Why isn’t the City of Branson’s management of “Spirit of 76 Project” being investigated?

When the Ole Seagull looks at the way the “Spirit of 76 Project” (76 Project) has been mismanaged by the city of Branson an adage comes to mind. “If it looks like a skunk, acts like a skunk and smells like a skunk then it’s probably a skunk.”

Over a year and a half and millions of dollars into the 76 Project, a news article, in January of 2017, reported that “Mayor Karen Best said, “Where are we and what are we doing?… the board wants to know what they can expect and when…don’t have a budget, don’t have a concept and don’t know what the expectations are.” Alderwoman Betsy Seay said that “she feels like they don’t know where they’re going, that they’re rushing forward…it’s like ‘putting the cart before the horse.’” Alderman Bob Simmons said that “he feels like he’s coming out of the gate for an eight-second bull ride and he doesn’t have a grip.” It just doesn’t smell right!

Oh. it gets better. Six months earlier there was a sudden shift from CFS Engineering, the team who was paid over $7 million for the initial engineering and design work on the project. The new team was Jim Martin, who the city hired to oversee the project; Ann McDowell, head of Project Branson; and Korey Schultz, of Olsson Associates.

The mayor and aldermen’s comments were made six months after this “change of horses” in the middle of the stream! How can that be? Who authorized the change six months earlier? What was it based on? It just doesn’t smell right!

In June of this Year it was reported that Branson Mayor Karen Best said the city has been adamant about communication with fiscal responsibility being the top priority. The same article reported alderman Mike Booth as saying, “Thus far —as far as one board member — the communication sucks…We’ve got to have better communication than what we have had because, frankly, we had $2 million dollars I didn’t have a clue about.” Just an Ole Seagull’s opinion, but there’s just something about the 76 Project’s communications and fiscal processes that doesn’t smell right!

The article went on to report Mayor Best as saying, “Moving forward from here we made the commitment to our community, or citizens and our taxpayers that we are going to be fiscally responsible [for] this project… we’ve asked for new checks and balances to be put in place, so on [a] monthly basis we get [the] contract amount; here’s how much has been spent and here’s how much the project is complete.” Are you kidding!
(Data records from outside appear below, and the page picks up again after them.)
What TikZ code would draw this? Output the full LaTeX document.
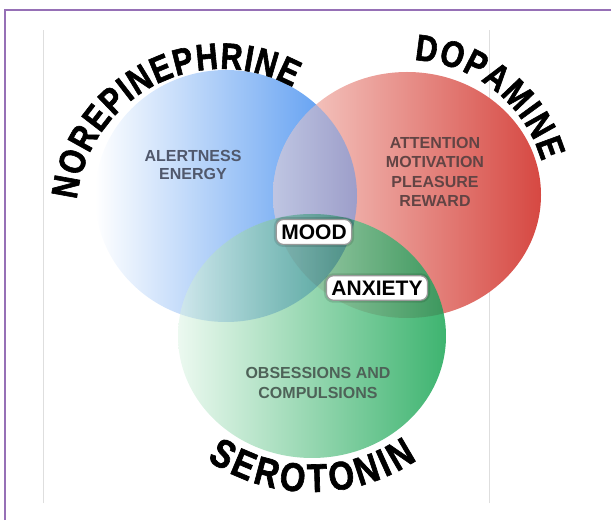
\documentclass[tikz,border=0pt]{standalone}
\usepackage{fontspec}
\usetikzlibrary{decorations.text}
\newfontfamily\namefont[FakeStretch=0.82,FakeBold=1.6]{Liberation Sans Bold}
\newfontfamily\labelfont{Liberation Sans}
\definecolor{framepurple}{RGB}{150,112,182}
\definecolor{edgegray}{RGB}{222,222,222}
\definecolor{noreblue}{RGB}{78,148,240}
\definecolor{dopapink}{RGB}{248,214,208}
\definecolor{dopared}{RGB}{214,72,66}
\definecolor{seramint}{RGB}{236,249,240}
\definecolor{seragreen}{RGB}{62,180,112}
\definecolor{bluetext}{RGB}{80,88,108}
\definecolor{redtext}{RGB}{98,68,68}
\definecolor{greentext}{RGB}{78,98,88}
\newcommand\titlefont{\namefont\fontsize{37}{42}\selectfont}
\newcommand\serafont{\namefont\fontsize{40}{46}\selectfont}

\begin{document}
\begin{tikzpicture}[x=1pt, y=1pt,
  noreshade/.style={left color=white, right color=noreblue},
  dopashade/.style={left color=dopapink, right color=dopared},
  serashade/.style={left color=seramint, right color=seragreen},
  effect/.style={font=\labelfont\bfseries\fontsize{16}{18}\selectfont, align=center},
  glowbox/.style={fill=white, rounded corners=7pt, draw=black!40, line width=1.2pt,
    inner xsep=5pt, inner ysep=5pt,
    preaction={draw=black, draw opacity=.12, line width=5pt},
    font=\labelfont\bfseries\fontsize{21}{24}\selectfont},
  namearc/.style={decorate, decoration={text along path, text align=fit to path,
    text={|\titlefont|#1}}}
]
  \useasboundingbox (0,0) rectangle (611,520);

  % frame
  \draw[framepurple, line width=2.5] (5,0) -- (5,510) -- (611,510);
  \draw[edgegray, line width=1] (43,17) -- (43,490);
  \draw[edgegray, line width=1] (489,17) -- (489,490);

  % circle centres
  \coordinate (nore) at (226,324);
  \coordinate (dopa) at (407,325);
  \coordinate (sera) at (312,184);

  % norepinephrine and dopamine
  \shade[noreshade] (nore) ellipse [x radius=131, y radius=126];
  \shade[dopashade] (dopa) ellipse [x radius=134, y radius=123];
  \begin{scope}
    \clip (dopa) ellipse [x radius=134, y radius=123];
    \shade[noreshade, opacity=.5] (nore) ellipse [x radius=131, y radius=126];
  \end{scope}

  % serotonin on top
  \shade[serashade] (sera) ellipse [x radius=134, y radius=122];
  \begin{scope}
    \clip (sera) ellipse [x radius=134, y radius=122];
    \shade[noreshade, opacity=.5, blend mode=multiply] (nore) ellipse [x radius=131, y radius=126];
    \shade[dopashade, opacity=.3, blend mode=multiply] (dopa) ellipse [x radius=134, y radius=123];
  \end{scope}

  % curved names
  \path[namearc=NOREPINEPHRINE] ([shift={(174:146)}]222,305) arc[start angle=174, end angle=61, radius=146];
  \path[namearc=DOPAMINE] ([shift={(87:140)}]407,320) arc[start angle=87, end angle=16, radius=140];
  \path[decorate, decoration={text along path, text align=fit to path, text={|\serafont|SEROTONIN}}]
    ([shift={(236:188)}]312,216) arc[start angle=236, end angle=304, radius=188];

  % effects
  \node[effect, text=bluetext] (alert) at (193,355) {ALERTNESS\\ENERGY};
  \node[effect, text=redtext, font=\labelfont\bfseries\fontsize{16}{19.5}\selectfont] (reward) at (435,348)
    {ATTENTION\\MOTIVATION\\PLEASURE\\REWARD};
  \node[effect, text=greentext, font=\labelfont\bfseries\fontsize{16}{20}\selectfont] (obsess) at (318,137)
    {OBSESSIONS AND\\COMPULSIONS};

  \node[glowbox] (mood) at (314,288) {MOOD};
  \node[glowbox] (anxiety) at (377,232) {ANXIETY};
\end{tikzpicture}
\end{document}
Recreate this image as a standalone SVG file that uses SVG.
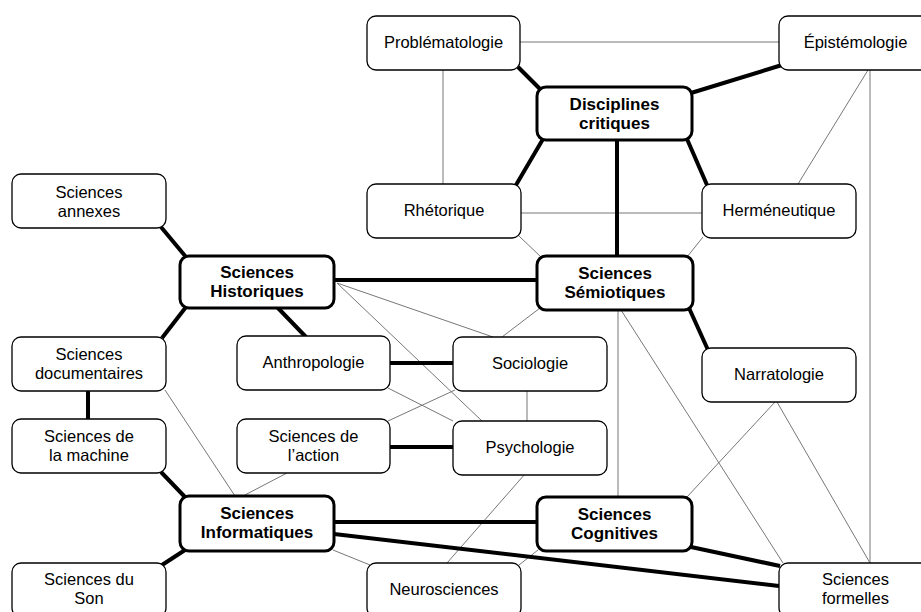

That’s basic “101 level” stuff that should have been in place since day one. It just doesn’t smell right!

The article continues reporting that, “According to Best, physical work on the 76 Project will be pausing as the city works to pursue funding sources.” Why would the project start or be allowed to continue without adequate funding? Best continues saying, “Then filling the buckets up hopefully by December of next year then the following January we can hopefully put the shovels back in the ground. During that time from June to December, when we’re collecting the revenue, we can begin working on the design for the next phase.” Are “we” serious here! The Ole Seagull thought that we had paid millions for the engineering and design work before the first spade on the project was turned. How much extra will the city be paying for “the design for the next phase?” How much will the delay cost the city? It just doesn’t smell right!

In the article Best continues, “It’s very forward [important] that moving forward all of us are on the same page. Because we can’t be on the same page in different books — that doesn’t work. It’s not fair to staff, to our board or our community.” It just doesn’t smell right! To an Ole Seagull what’s not fair to our community is the lack of a complete outside investigation of all aspects of the 76 Project with emphasis on the millions of dollars paid in consulting and engineering fees and the change of “Project Management” in the summer of 2016.

“But Seagull, with all that’s gone on and the millions of dollars being spent while our elected officials ask, “Where are we and what are we doing? the board wants to know what they can expect and when,” why hasn’t there been an investigation initiated by an outside agency before now?” “Don’t have a clue, but it just doesn’t smell right.”